Go through the entries below and pick out every line with "that".

---------- DATA TO USE

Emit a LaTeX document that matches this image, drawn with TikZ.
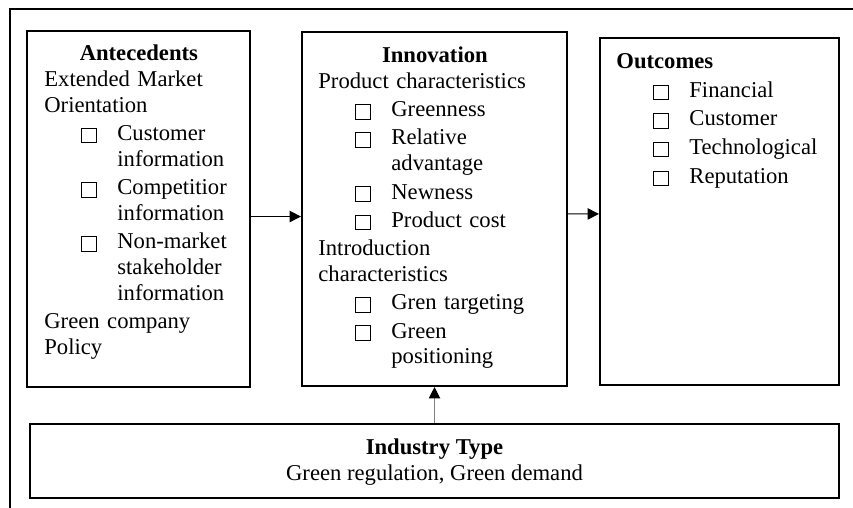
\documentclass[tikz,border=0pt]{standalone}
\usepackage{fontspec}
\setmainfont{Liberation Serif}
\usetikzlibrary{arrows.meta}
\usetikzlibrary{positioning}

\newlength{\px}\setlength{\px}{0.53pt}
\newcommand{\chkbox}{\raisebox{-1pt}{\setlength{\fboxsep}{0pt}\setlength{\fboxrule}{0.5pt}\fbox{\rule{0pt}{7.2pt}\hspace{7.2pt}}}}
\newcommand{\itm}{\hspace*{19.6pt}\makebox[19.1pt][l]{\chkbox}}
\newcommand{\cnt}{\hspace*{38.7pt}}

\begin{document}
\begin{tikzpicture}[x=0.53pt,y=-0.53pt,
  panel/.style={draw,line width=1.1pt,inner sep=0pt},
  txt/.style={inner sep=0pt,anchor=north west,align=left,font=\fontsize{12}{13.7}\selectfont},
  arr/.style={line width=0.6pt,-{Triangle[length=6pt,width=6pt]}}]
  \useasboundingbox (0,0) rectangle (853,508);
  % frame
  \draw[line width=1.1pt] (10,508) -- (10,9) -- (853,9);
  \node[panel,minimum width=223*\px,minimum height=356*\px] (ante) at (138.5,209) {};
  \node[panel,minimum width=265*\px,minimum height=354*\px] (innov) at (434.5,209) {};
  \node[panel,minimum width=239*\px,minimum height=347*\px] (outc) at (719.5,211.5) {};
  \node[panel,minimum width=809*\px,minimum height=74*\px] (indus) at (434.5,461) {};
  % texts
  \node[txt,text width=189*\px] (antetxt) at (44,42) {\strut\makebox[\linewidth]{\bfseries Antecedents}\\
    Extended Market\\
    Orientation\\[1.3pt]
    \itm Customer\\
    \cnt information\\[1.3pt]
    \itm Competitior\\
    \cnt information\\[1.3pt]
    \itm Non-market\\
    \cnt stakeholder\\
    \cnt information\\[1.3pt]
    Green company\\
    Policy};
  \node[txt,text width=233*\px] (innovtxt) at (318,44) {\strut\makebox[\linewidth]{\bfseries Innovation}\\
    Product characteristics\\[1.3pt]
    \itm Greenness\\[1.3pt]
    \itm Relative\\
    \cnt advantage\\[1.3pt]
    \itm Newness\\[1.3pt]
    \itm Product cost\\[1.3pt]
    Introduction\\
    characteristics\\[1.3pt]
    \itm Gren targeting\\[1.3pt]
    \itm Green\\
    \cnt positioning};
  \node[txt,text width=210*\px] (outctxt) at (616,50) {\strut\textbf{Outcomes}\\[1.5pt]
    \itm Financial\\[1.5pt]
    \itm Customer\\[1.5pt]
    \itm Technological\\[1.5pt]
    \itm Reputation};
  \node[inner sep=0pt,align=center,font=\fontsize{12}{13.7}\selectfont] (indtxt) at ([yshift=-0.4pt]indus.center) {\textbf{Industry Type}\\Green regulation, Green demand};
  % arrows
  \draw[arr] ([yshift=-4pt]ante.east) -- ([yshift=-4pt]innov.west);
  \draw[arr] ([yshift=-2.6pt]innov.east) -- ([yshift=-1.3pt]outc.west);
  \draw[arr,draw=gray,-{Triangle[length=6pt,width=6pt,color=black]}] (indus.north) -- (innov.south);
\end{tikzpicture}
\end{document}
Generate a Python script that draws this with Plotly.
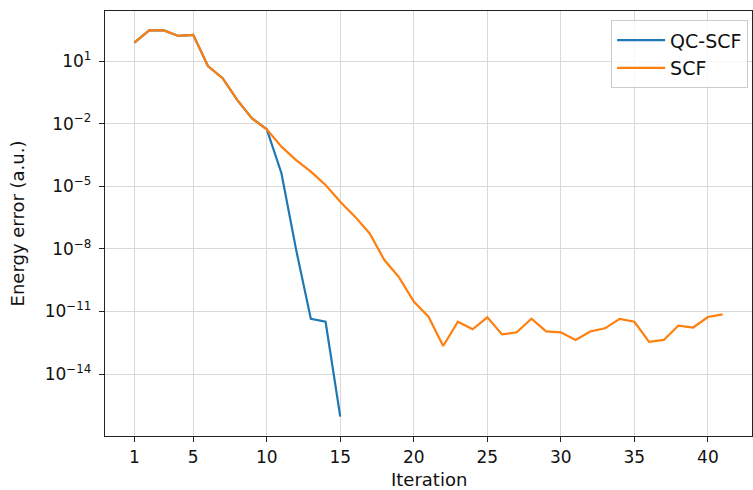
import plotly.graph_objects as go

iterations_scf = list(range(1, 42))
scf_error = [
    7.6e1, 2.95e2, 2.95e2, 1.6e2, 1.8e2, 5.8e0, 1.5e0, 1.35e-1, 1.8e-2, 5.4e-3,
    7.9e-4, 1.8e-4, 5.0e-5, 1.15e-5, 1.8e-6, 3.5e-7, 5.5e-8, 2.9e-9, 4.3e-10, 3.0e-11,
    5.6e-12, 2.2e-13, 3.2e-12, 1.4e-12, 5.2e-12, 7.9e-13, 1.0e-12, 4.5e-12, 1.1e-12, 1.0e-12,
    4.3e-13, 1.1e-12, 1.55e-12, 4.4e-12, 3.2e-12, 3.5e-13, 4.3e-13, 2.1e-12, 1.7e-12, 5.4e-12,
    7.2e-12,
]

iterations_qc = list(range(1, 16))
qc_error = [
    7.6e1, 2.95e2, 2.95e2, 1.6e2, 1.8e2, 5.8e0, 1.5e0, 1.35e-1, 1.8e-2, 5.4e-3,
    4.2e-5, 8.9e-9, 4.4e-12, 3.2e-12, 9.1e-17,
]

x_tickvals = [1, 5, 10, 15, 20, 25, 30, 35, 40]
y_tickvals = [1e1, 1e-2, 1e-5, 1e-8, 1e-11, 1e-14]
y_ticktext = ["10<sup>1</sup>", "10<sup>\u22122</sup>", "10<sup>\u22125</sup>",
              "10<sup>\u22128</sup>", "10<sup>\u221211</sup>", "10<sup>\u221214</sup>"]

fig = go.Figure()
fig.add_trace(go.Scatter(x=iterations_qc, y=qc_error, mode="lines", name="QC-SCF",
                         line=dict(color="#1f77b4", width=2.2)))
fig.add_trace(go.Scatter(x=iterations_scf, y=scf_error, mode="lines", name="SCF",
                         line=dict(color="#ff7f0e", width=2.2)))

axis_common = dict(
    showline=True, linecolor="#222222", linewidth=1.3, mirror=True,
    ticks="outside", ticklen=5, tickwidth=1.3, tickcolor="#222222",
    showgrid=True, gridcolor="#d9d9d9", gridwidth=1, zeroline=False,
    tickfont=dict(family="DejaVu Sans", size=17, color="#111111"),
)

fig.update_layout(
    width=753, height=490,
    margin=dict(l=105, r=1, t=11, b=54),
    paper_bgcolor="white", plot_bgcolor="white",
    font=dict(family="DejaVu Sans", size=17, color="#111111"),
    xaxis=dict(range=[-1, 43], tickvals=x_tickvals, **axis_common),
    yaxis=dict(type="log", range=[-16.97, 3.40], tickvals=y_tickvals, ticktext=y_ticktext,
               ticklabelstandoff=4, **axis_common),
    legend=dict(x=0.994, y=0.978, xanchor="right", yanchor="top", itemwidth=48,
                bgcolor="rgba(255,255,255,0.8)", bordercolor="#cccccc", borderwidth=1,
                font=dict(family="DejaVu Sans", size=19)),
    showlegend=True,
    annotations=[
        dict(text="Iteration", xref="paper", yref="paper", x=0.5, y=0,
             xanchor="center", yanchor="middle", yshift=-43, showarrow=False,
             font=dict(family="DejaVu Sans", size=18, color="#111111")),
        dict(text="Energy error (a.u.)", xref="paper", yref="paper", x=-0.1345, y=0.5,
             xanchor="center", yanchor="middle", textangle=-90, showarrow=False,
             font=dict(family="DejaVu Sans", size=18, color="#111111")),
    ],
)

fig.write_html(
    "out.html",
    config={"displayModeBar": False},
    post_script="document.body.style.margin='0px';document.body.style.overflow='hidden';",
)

--------------------

## FULL ANSWER
Emit a LaTeX document that matches this image, drawn with TikZ.
Generate a Python script that draws this with Plotly.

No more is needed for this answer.